I've thought a lot about the dilemmas that mothers in busy urban centers contend with. If they stay-at-home with their kids, they risk feeling undervalued, dependent, and marginalized by their peers  and their spouses who work. They may feel as though they lack intellectual stimulation, and they may begin to lose confidence in their own abilities. Their world may shrink, in some sense of the word.

On the other hand, if they work full-time, they spend much less time with their own children, and they risk feeling guilty about the costs to their kids. Particularly if the kids are struggling in some way -- either emotionally, behaviorally, or academically. The fact of the matter is that kids do benefit from time with their parents, and whether we want to admit it or not, children -- infants, toddlers, young kids and even teens -- need large chunks of time with their mothers.

So what's a mom to do?

The fact of the matter is that there are very real costs to whatever decision a woman makes when she has kids. And at present, society exacerbates and intensifies these dilemmas in the following ways:

- It undervalues caregiving roles, which tend to be private and non self-promotional -- so women (and men) who spend their lives caring for others are devalued and exploited.

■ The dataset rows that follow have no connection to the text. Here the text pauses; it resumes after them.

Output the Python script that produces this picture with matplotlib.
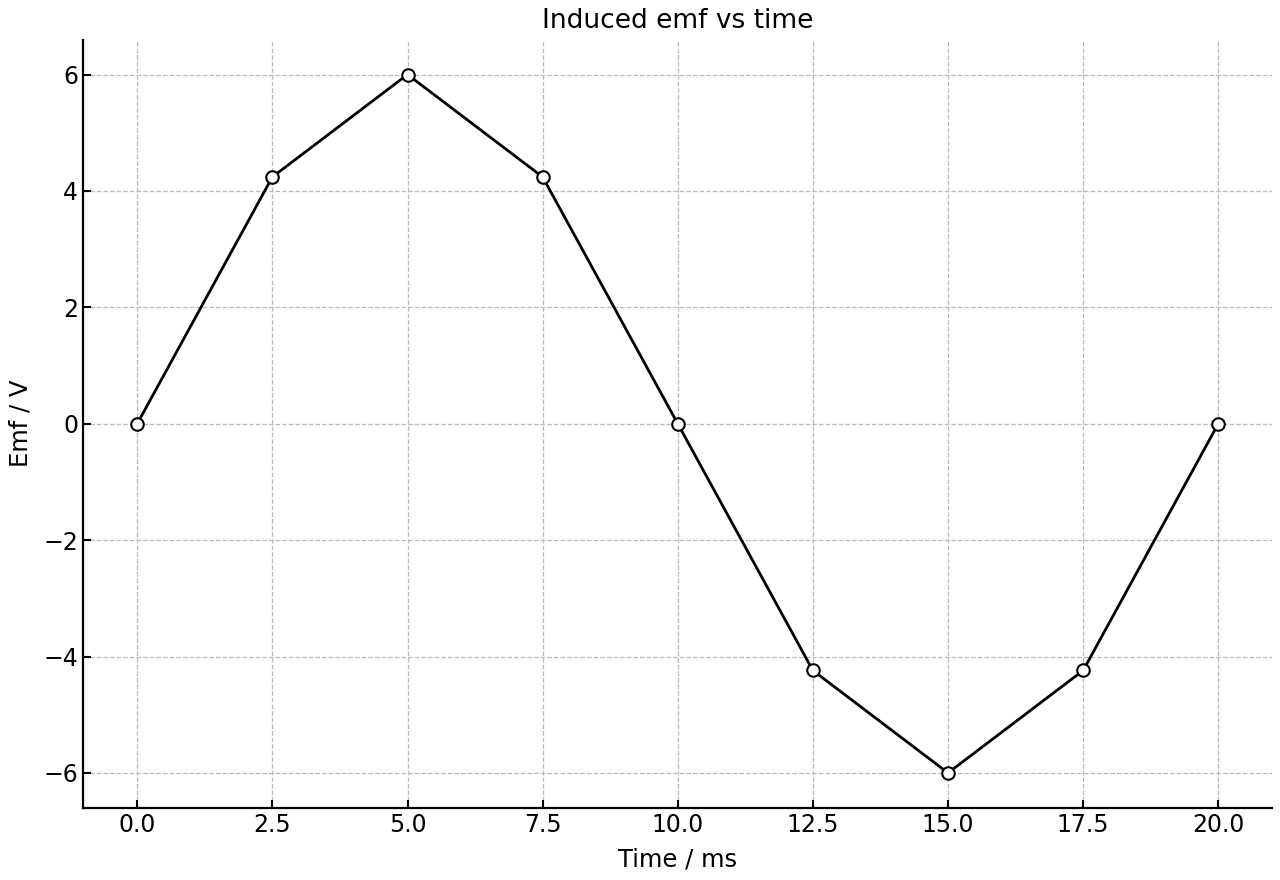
import matplotlib
matplotlib.use("Agg")
import matplotlib.pyplot as plt

# time in ms, emf in V
time_ms = [0.0, 2.5, 5.0, 7.5, 10.0, 12.5, 15.0, 17.5, 20.0]
emf_v = [0.0, 4.24, 6.0, 4.24, 0.0, -4.24, -6.0, -4.24, 0.0]

fig, ax = plt.subplots(figsize=(12.8, 8.8), dpi=100)
fig.subplots_adjust(left=0.065, right=0.994, top=0.955, bottom=0.082)

ax.plot(time_ms, emf_v, color="black", linewidth=2,
        marker="o", markersize=9, markerfacecolor="white",
        markeredgecolor="black", markeredgewidth=1.5, zorder=3)

ax.set_title("Induced emf vs time", fontsize=19, pad=8)
ax.set_xlabel("Time / ms", fontsize=17.5, labelpad=8)
ax.set_ylabel("Emf / V", fontsize=17.5, labelpad=8)
ax.set_xticks(time_ms)
ax.set_yticks([-6, -4, -2, 0, 2, 4, 6])
ax.tick_params(direction="in", labelsize=17, length=6, width=1.5)
ax.grid(True, linestyle="--", color="#bbbbbb", linewidth=0.9)
ax.spines["top"].set_visible(False)
ax.spines["right"].set_visible(False)
ax.spines["left"].set_linewidth(1.6)
ax.spines["bottom"].set_linewidth(1.6)

fig.savefig("out.png")
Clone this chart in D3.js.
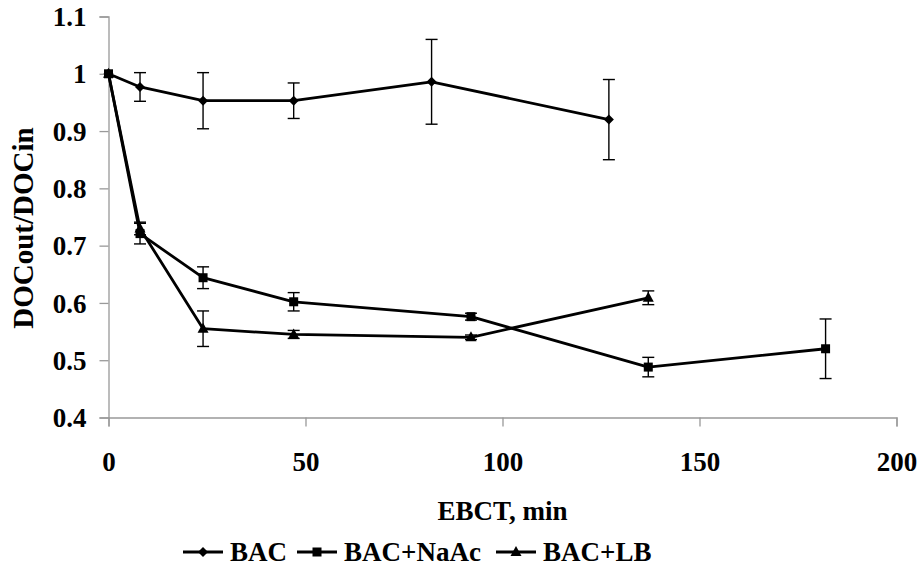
<!DOCTYPE html>
<html><head><meta charset="utf-8">
<script src="https://cdn.jsdelivr.net/npm/d3@7"></script>
</head><body style="margin:0"><svg id="c" width="920" height="566"></svg>
<script>
const xTicks = [0, 50, 100, 150, 200];
const yTicks = [0.4, 0.5, 0.6, 0.7, 0.8, 0.9, 1, 1.1];
const yTickLabels = ["0.4", "0.5", "0.6", "0.7", "0.8", "0.9", "1", "1.1"];
const seriesNames = ["BAC", "BAC+NaAc", "BAC+LB"];
const bacX = [0, 8, 24, 47, 82, 127];
const bacY = [1, 0.977, 0.953, 0.953, 0.986, 0.920];
const bacErr = [0, 0.025, 0.049, 0.031, 0.074, 0.07];
const naacX = [0, 8, 24, 47, 92, 137, 182];
const naacY = [1, 0.721, 0.644, 0.602, 0.576, 0.488, 0.520];
const naacErr = [0, 0.018, 0.019, 0.016, 0.006, 0.017, 0.052];
const lbX = [0, 8, 24, 47, 92, 137];
const lbY = [1, 0.73, 0.555, 0.545, 0.540, 0.609];
const lbErr = [0, 0.011, 0.031, 0.007, 0.004, 0.012];
const xTitle = "EBCT, min";
const yTitle = "DOCout/DOCin";
const fams = ["Liberation Serif"];

const FS = 27;
function styleText(sel, size) {
  return sel.style("font-family", `"${fams[0]}"`).style("font-weight", "bold").style("font-size", `${size}px`);
}

const svg = d3.select("#c");
const x = d3.scaleLinear().domain([0, 200]).range([108.5, 896.5]);
const y = d3.scaleLinear().domain([0.4, 1.1]).range([417.5, 16.5]);

// axes
const gx = svg.append("g").attr("transform", `translate(0,${y(0.4)})`)
  .call(d3.axisBottom(x).tickValues(xTicks).tickSize(9).tickFormat(d3.format("d")));
gx.selectAll("path,line").attr("stroke", "#999").attr("stroke-width", 1.3);
styleText(gx.selectAll("text").attr("dy", null).attr("y", 0).attr("transform", "translate(0,53)"), FS);
const gy = svg.append("g").attr("transform", `translate(${x(0)},0)`)
  .call(d3.axisLeft(y).tickValues(yTicks).tickSize(9).tickFormat((d, i) => yTickLabels[i]));
gy.selectAll("path,line").attr("stroke", "#999").attr("stroke-width", 1.3);
styleText(gy.selectAll("text").attr("x", -22).attr("dy", "0.34em"), FS);

// titles
styleText(svg.append("text").attr("x", (x(0) + x(200)) / 2).attr("y", 520).attr("text-anchor", "middle").text(xTitle), FS);
styleText(svg.append("text").attr("transform", `translate(33,228) rotate(-90)`).attr("text-anchor", "middle").text(yTitle), 29);

const series = [
  {name: seriesNames[0], xs: bacX, ys: bacY, es: bacErr, sym: "diamond"},
  {name: seriesNames[1], xs: naacX, ys: naacY, es: naacErr, sym: "square"},
  {name: seriesNames[2], xs: lbX, ys: lbY, es: lbErr, sym: "triangle"}
];
function marker(g, sym, cx, cy) {
  if (sym === "diamond") g.append("path").attr("d", `M${cx},${cy-5}L${cx+5},${cy}L${cx},${cy+5}L${cx-5},${cy}Z`);
  else if (sym === "square") g.append("rect").attr("x", cx - 4.5).attr("y", cy - 4.5).attr("width", 9).attr("height", 9);
  else g.append("path").attr("d", `M${cx},${cy-6}L${cx+5.5},${cy+4}L${cx-5.5},${cy+4}Z`);
}
const line = d3.line().x(d => x(d[0])).y(d => y(d[1]));
series.forEach(s => {
  const pts = s.xs.map((v, i) => [v, s.ys[i], s.es[i]]);
  const g = svg.append("g");
  pts.filter(p => p[2] > 0).forEach(p => {
    const cx = x(p[0]), t = y(p[1] + p[2]), b = y(p[1] - p[2]);
    g.append("line").attr("x1", cx).attr("x2", cx).attr("y1", t).attr("y2", b).attr("stroke", "#000").attr("stroke-width", 1.4);
    [t, b].forEach(yy => g.append("line").attr("x1", cx - 6).attr("x2", cx + 6).attr("y1", yy).attr("y2", yy).attr("stroke", "#000").attr("stroke-width", 1.4));
  });
  g.append("path").datum(pts).attr("d", line).attr("fill", "none").attr("stroke", "#000").attr("stroke-width", 2.8).attr("stroke-linejoin", "round");
  const mg = g.append("g").attr("fill", "#000");
  pts.forEach(p => marker(mg, s.sym, x(p[0]), y(p[1])));
});

// legend
const legendLineX = [183, 297, 496];
const lg = svg.append("g").attr("transform", "translate(0,552)");
series.forEach((s, i) => {
  const it = lg.append("g").attr("transform", `translate(${legendLineX[i]},0)`);
  it.append("line").attr("x1", 0).attr("x2", 40).attr("y1", 0).attr("y2", 0).attr("stroke", "#000").attr("stroke-width", 2.8);
  marker(it.append("g").attr("fill", "#000"), s.sym, 20, 0);
  styleText(it.append("text").attr("x", 47).attr("y", 0).attr("dy", "0.34em").text(s.name), FS);
});
</script></body></html>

- It overvalues "public" roles -- so men (and women) who work in the public realm get far more credit, praise, and positive reinforcement from society than those who don't.

- It doesn't expect dads to pull their weight on the home front, so overwhelmingly, working women still have to contend with the second shift, where they come home and immediately move into the mom role. Most of the working women I know, even the ones who are super successful, still end up being the primary parent-in-charge of things such as supervising homework and putting kids to bed. If the mom can't do it, then it's left to the nanny.

- It promotes the myth that the woman can do it all and no one will suffer - not the mom herself, not her kids, not her family. This just isn't true. Women who work full-time and take care of their kids feel chronically overwhelmed and exhausted, particularly when the kids are young. Furthermore, infants and toddlers and even older kids often suffer when their moms aren't around enough. They need "quantity time" together, not just occasional "quality time."